— Start Given data —

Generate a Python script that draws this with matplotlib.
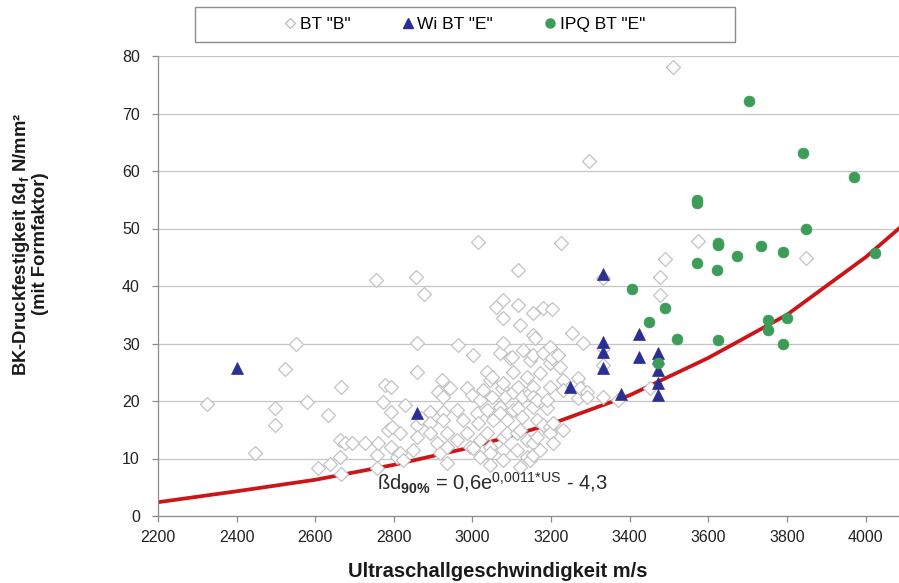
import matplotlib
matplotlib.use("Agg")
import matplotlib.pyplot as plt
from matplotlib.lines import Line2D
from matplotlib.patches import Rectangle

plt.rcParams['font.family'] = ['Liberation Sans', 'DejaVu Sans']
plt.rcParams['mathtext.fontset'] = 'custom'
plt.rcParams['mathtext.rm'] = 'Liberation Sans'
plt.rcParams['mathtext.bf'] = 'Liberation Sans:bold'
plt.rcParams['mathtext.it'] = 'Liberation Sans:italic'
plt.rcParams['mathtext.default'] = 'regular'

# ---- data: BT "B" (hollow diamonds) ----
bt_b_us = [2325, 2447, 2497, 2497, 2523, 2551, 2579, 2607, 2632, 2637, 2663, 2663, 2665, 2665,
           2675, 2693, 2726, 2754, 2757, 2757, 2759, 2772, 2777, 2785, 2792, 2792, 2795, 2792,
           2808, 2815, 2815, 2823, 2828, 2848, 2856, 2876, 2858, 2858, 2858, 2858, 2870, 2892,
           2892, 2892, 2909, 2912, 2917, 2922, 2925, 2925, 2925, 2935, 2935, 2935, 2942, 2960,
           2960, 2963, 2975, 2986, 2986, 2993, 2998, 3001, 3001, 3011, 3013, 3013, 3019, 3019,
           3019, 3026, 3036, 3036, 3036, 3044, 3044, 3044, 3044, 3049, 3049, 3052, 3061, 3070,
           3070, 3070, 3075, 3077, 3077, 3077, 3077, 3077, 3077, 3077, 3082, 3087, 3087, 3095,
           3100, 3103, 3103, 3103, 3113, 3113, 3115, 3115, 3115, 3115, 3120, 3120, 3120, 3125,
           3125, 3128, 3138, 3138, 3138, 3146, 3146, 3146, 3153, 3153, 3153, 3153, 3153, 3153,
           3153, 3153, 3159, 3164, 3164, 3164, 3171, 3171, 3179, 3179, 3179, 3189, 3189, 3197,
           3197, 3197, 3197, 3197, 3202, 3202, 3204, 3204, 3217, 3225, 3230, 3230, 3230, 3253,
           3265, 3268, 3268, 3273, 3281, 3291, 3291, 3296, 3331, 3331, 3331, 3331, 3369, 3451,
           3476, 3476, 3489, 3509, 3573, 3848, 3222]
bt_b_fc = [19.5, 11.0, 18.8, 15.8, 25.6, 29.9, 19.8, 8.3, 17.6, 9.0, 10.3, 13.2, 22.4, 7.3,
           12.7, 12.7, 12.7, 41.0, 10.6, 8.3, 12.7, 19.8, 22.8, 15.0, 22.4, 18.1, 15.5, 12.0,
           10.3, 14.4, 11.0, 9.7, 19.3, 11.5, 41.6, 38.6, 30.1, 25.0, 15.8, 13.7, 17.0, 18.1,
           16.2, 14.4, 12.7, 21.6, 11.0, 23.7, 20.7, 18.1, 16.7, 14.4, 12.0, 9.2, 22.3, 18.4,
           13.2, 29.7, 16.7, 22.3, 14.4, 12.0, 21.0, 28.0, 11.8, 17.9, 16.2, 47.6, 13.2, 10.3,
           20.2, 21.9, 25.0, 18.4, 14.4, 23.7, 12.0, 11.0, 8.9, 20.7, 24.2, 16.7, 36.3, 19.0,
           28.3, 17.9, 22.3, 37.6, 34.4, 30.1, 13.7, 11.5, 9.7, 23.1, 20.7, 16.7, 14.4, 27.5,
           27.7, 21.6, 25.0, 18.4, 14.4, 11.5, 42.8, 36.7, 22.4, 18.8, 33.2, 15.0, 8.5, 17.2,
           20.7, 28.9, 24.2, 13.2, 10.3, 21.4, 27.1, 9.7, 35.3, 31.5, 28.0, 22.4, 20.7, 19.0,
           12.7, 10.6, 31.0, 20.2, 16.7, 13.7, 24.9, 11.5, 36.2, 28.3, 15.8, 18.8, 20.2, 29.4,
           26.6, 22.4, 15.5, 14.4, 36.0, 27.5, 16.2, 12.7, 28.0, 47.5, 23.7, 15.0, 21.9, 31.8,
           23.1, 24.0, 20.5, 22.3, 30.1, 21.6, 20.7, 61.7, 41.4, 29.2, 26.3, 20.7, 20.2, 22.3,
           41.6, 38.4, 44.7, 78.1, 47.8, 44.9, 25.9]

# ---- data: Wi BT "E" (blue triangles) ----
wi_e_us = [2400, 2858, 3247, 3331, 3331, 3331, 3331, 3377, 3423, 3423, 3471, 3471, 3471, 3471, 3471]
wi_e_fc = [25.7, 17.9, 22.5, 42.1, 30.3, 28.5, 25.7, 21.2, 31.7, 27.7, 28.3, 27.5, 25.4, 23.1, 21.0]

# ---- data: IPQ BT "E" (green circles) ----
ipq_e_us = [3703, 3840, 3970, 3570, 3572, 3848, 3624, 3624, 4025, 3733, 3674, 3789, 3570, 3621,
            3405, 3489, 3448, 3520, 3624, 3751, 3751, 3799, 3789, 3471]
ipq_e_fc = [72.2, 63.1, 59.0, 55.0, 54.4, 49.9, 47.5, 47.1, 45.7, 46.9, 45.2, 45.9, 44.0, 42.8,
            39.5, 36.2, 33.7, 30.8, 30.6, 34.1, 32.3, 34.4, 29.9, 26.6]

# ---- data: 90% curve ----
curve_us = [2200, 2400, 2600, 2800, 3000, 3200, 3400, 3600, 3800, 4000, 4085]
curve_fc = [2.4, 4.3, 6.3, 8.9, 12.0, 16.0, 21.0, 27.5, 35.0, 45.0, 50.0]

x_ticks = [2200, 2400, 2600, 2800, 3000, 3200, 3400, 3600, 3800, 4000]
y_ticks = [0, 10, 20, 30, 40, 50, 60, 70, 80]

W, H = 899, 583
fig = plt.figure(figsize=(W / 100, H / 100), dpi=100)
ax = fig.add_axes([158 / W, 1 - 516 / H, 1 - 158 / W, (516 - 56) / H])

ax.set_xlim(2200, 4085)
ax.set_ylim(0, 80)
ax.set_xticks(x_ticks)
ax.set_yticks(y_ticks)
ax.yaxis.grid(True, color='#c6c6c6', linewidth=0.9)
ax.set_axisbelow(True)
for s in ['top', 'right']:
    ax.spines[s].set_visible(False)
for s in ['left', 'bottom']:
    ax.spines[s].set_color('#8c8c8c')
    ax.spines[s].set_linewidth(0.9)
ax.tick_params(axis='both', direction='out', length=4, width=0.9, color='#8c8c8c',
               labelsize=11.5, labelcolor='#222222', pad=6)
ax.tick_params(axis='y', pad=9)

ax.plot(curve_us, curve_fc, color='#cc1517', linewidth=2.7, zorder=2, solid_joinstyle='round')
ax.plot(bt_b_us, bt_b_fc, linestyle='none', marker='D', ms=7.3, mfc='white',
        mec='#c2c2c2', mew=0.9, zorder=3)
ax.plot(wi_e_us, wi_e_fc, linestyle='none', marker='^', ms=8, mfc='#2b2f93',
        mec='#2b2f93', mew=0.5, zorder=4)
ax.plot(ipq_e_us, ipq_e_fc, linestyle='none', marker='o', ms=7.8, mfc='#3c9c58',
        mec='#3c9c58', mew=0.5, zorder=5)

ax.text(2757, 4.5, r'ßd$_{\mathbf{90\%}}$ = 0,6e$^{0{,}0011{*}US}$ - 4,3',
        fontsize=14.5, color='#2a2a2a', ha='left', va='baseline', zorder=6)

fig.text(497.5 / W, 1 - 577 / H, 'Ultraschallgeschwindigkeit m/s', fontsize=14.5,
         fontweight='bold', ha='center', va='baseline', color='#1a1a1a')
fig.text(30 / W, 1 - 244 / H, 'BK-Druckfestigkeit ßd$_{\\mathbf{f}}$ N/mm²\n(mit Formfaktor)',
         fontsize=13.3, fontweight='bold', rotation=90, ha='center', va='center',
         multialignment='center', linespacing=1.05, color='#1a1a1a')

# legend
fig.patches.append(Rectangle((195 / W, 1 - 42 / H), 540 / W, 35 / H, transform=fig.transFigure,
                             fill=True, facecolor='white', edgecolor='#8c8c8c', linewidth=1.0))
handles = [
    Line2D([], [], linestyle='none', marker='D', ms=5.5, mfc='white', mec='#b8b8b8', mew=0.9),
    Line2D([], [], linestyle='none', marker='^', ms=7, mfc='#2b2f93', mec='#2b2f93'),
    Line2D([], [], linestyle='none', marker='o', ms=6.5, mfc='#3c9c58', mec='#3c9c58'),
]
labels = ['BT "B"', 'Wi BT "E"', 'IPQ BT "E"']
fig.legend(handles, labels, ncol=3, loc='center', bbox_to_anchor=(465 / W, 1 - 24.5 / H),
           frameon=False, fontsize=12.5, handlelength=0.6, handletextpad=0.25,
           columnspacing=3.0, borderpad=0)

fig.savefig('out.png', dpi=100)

— End Given data —

# Task:
Transcribe the opening line of the listing above, please, and every line after it through the line with "plt.rcParams['mathtext.default'] = 'regular'", word for word, without pictures.

# Answer to the task:
Generate a Python script that draws this with matplotlib.
import matplotlib
matplotlib.use("Agg")
import matplotlib.pyplot as plt
from matplotlib.lines import Line2D
from matplotlib.patches import Rectangle

plt.rcParams['font.family'] = ['Liberation Sans', 'DejaVu Sans']
plt.rcParams['mathtext.fontset'] = 'custom'
plt.rcParams['mathtext.rm'] = 'Liberation Sans'
plt.rcParams['mathtext.bf'] = 'Liberation Sans:bold'
plt.rcParams['mathtext.it'] = 'Liberation Sans:italic'
plt.rcParams['mathtext.default'] = 'regular'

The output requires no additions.